(Entries with chart source code)
>>>

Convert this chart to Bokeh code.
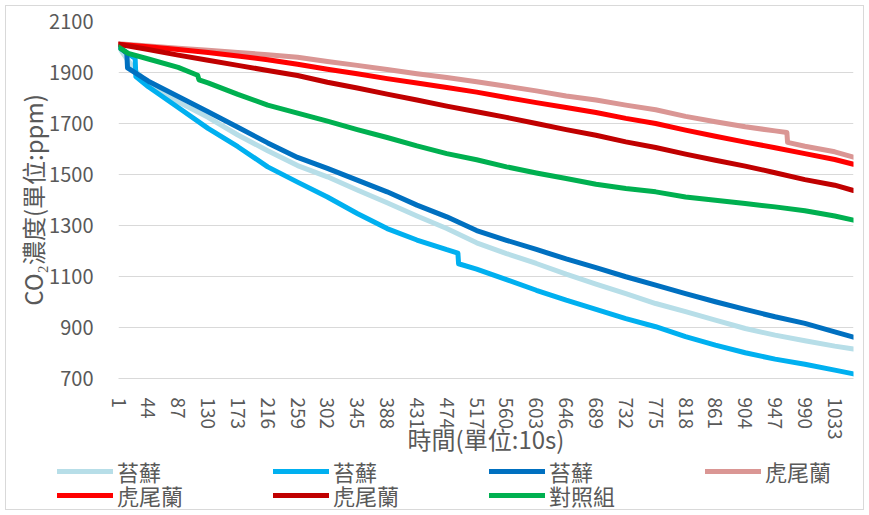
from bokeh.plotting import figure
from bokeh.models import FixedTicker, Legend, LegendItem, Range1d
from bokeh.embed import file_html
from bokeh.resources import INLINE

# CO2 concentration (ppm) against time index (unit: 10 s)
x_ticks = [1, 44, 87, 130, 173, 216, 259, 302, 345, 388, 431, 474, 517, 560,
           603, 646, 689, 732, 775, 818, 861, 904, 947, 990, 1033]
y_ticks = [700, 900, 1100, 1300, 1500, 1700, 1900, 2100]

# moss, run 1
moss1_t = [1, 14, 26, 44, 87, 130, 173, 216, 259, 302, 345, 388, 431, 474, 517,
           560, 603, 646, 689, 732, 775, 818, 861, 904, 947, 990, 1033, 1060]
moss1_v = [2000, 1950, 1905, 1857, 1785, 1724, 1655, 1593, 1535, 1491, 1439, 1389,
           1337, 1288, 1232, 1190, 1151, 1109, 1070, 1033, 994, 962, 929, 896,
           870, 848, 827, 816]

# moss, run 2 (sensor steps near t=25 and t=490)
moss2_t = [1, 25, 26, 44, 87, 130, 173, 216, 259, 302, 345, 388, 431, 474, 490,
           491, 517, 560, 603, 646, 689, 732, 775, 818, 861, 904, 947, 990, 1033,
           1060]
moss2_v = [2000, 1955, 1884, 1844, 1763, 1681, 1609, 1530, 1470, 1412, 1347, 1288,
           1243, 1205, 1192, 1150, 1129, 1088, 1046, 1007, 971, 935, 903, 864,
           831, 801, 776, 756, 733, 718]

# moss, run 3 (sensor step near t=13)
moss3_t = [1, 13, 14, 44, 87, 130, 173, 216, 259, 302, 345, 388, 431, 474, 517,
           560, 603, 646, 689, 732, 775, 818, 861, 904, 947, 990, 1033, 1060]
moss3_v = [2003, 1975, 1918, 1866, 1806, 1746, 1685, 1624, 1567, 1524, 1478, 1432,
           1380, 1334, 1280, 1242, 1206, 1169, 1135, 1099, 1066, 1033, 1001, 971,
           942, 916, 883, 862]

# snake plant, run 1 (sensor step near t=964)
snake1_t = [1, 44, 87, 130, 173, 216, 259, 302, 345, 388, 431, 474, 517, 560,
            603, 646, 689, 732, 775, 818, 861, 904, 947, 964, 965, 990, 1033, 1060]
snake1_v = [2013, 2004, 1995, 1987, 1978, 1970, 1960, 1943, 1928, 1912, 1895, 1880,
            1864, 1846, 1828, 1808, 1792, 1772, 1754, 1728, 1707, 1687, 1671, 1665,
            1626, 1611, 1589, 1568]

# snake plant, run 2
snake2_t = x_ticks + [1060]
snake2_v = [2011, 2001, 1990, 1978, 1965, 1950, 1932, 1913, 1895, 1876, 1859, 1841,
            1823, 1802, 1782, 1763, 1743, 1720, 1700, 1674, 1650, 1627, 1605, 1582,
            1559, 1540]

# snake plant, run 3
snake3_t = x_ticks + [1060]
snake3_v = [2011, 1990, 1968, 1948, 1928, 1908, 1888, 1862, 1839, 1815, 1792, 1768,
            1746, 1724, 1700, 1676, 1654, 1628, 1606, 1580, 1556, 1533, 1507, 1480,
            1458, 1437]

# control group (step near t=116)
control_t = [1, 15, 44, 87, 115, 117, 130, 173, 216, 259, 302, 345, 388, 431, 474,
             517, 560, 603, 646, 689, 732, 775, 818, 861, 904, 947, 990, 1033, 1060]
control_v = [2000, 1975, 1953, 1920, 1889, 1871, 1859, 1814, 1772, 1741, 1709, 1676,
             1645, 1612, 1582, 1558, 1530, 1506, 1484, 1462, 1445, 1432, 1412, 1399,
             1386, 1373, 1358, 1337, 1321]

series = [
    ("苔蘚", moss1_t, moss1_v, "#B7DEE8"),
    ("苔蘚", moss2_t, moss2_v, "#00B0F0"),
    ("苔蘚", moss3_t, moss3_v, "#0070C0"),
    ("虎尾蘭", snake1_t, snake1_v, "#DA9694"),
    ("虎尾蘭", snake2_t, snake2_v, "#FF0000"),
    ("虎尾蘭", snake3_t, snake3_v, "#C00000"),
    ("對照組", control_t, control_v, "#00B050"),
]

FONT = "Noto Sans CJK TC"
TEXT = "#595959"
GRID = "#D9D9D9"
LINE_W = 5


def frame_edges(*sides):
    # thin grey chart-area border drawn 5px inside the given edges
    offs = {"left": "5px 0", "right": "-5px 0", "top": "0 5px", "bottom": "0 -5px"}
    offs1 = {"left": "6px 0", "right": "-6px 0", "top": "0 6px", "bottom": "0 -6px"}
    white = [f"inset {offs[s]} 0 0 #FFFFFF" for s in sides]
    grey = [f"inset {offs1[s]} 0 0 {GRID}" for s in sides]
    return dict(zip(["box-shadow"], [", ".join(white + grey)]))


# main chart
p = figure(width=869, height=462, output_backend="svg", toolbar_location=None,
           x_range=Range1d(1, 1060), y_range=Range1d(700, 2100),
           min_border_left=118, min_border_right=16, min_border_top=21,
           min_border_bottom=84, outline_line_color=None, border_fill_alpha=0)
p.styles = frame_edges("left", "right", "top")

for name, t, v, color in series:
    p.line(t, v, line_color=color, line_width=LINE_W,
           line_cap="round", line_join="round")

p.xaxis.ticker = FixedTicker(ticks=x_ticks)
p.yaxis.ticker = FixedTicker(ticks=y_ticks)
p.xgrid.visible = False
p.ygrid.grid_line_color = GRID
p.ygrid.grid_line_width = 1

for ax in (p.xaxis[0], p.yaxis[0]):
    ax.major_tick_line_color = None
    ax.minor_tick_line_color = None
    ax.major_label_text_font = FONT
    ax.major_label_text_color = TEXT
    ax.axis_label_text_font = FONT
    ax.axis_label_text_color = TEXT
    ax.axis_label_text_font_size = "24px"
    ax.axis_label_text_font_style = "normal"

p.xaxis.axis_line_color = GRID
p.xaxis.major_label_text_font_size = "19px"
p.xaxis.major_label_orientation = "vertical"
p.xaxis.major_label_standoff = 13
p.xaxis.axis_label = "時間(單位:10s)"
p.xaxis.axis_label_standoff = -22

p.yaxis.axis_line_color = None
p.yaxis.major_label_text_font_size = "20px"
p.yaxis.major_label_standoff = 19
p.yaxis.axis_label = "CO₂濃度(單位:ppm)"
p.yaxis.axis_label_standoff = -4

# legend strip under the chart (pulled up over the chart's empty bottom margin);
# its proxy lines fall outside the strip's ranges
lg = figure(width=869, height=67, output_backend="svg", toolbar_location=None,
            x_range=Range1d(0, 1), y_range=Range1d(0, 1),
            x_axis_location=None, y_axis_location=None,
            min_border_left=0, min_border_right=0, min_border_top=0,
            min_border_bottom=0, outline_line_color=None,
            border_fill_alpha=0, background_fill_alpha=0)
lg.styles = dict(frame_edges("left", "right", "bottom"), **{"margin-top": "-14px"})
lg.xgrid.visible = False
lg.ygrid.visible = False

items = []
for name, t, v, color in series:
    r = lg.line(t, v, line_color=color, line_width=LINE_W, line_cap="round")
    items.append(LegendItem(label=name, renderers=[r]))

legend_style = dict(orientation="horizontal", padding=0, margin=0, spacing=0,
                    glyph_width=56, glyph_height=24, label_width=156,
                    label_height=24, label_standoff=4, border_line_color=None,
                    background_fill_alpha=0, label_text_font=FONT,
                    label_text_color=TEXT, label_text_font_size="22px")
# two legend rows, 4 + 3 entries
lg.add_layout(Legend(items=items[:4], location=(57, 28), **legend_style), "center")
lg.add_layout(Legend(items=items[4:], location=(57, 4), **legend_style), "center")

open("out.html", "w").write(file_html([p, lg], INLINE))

<<<
>>>

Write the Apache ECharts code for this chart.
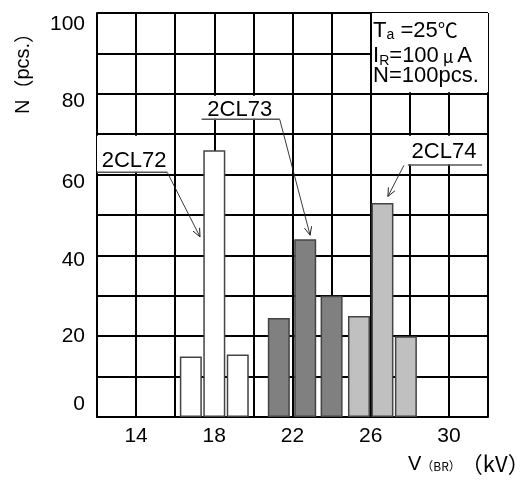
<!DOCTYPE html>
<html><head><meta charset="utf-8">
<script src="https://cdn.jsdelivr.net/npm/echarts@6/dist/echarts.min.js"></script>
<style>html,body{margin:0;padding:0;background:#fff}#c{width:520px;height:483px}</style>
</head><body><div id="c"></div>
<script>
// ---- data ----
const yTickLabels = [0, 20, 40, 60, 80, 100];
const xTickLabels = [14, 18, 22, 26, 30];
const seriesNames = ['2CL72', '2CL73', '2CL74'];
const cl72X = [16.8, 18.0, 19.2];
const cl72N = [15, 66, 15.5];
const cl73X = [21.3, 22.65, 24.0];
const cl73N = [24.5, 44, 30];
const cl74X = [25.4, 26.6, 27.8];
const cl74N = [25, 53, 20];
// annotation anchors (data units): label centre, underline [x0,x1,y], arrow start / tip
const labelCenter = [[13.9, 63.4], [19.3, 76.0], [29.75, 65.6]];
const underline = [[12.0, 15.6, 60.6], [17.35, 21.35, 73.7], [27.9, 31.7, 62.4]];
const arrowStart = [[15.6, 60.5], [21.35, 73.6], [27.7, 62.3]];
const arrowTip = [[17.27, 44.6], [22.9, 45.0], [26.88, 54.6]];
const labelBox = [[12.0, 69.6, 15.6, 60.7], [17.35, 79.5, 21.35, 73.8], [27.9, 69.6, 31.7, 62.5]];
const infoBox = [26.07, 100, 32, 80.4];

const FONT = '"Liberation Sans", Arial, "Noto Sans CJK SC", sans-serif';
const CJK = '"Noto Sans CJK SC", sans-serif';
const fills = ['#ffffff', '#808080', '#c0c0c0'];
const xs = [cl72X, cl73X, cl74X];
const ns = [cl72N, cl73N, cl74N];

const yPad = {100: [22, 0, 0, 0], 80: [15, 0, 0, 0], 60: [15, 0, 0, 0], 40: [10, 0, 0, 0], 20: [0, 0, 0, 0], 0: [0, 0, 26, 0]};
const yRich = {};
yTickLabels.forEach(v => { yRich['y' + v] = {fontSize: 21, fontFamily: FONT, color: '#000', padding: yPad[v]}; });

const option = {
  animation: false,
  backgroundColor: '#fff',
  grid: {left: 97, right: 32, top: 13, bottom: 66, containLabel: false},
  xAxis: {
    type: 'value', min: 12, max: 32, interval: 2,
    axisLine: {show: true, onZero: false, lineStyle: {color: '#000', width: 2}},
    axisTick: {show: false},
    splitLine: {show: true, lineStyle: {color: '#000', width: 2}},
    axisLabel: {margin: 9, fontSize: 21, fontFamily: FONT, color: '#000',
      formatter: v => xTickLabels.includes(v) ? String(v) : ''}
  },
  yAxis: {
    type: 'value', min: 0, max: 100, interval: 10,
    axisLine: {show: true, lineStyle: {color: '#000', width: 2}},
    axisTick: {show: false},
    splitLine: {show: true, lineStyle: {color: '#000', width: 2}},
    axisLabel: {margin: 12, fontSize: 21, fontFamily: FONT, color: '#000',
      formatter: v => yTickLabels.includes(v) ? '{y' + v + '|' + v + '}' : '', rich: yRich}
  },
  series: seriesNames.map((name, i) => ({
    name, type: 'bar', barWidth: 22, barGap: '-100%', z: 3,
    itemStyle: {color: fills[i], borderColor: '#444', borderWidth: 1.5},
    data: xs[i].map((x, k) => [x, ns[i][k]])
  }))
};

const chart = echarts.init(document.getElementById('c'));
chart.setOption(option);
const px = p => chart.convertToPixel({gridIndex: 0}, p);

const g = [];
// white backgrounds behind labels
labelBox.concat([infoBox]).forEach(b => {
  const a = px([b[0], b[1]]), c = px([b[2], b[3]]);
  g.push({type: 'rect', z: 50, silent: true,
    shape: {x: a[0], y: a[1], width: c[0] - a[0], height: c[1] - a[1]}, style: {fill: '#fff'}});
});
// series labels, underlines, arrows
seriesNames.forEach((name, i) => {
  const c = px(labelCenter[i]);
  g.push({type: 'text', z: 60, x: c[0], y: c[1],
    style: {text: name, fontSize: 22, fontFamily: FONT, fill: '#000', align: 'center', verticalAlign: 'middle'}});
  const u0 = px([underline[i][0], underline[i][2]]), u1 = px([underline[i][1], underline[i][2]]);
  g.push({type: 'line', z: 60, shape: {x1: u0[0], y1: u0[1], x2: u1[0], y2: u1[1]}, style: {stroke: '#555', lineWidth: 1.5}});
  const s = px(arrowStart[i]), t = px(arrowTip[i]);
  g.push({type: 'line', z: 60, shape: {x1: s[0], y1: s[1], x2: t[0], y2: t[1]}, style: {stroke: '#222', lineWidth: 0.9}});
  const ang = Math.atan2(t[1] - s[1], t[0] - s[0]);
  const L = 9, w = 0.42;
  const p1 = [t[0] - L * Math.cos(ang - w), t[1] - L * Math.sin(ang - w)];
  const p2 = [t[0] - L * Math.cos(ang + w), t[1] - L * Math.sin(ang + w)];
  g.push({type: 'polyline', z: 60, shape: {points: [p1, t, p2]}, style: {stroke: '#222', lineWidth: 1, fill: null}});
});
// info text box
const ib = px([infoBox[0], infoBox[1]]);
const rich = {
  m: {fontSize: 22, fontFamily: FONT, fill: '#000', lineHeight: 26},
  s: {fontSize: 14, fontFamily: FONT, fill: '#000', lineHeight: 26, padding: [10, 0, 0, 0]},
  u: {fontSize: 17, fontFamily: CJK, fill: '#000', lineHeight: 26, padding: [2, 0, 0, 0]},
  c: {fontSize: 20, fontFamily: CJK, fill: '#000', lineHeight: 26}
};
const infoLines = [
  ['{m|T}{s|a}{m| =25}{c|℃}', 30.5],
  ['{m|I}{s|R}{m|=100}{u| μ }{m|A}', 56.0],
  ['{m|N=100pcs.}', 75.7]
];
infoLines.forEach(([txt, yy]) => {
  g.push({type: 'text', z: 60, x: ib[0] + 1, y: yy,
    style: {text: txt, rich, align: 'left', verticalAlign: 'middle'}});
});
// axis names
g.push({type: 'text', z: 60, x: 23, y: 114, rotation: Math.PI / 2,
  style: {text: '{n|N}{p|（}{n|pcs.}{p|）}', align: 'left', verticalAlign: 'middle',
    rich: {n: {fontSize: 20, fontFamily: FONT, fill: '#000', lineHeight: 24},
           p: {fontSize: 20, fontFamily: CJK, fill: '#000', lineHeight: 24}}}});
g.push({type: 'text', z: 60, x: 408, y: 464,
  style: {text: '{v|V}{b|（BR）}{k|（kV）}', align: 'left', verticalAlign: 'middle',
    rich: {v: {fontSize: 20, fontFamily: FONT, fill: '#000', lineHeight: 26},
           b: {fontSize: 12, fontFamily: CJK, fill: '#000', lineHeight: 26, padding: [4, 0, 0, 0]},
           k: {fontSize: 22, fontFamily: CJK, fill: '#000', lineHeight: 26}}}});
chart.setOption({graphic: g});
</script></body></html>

<<<

▶ _Goal_:
Pictures in the material above should be skipped; print exactly the lines from the one with "Convert this chart to Bokeh code." through the one with "from bokeh.resources import INLINE".

▶ _Response to this exercise_:
Convert this chart to Bokeh code.
from bokeh.plotting import figure
from bokeh.models import FixedTicker, Legend, LegendItem, Range1d
from bokeh.embed import file_html
from bokeh.resources import INLINE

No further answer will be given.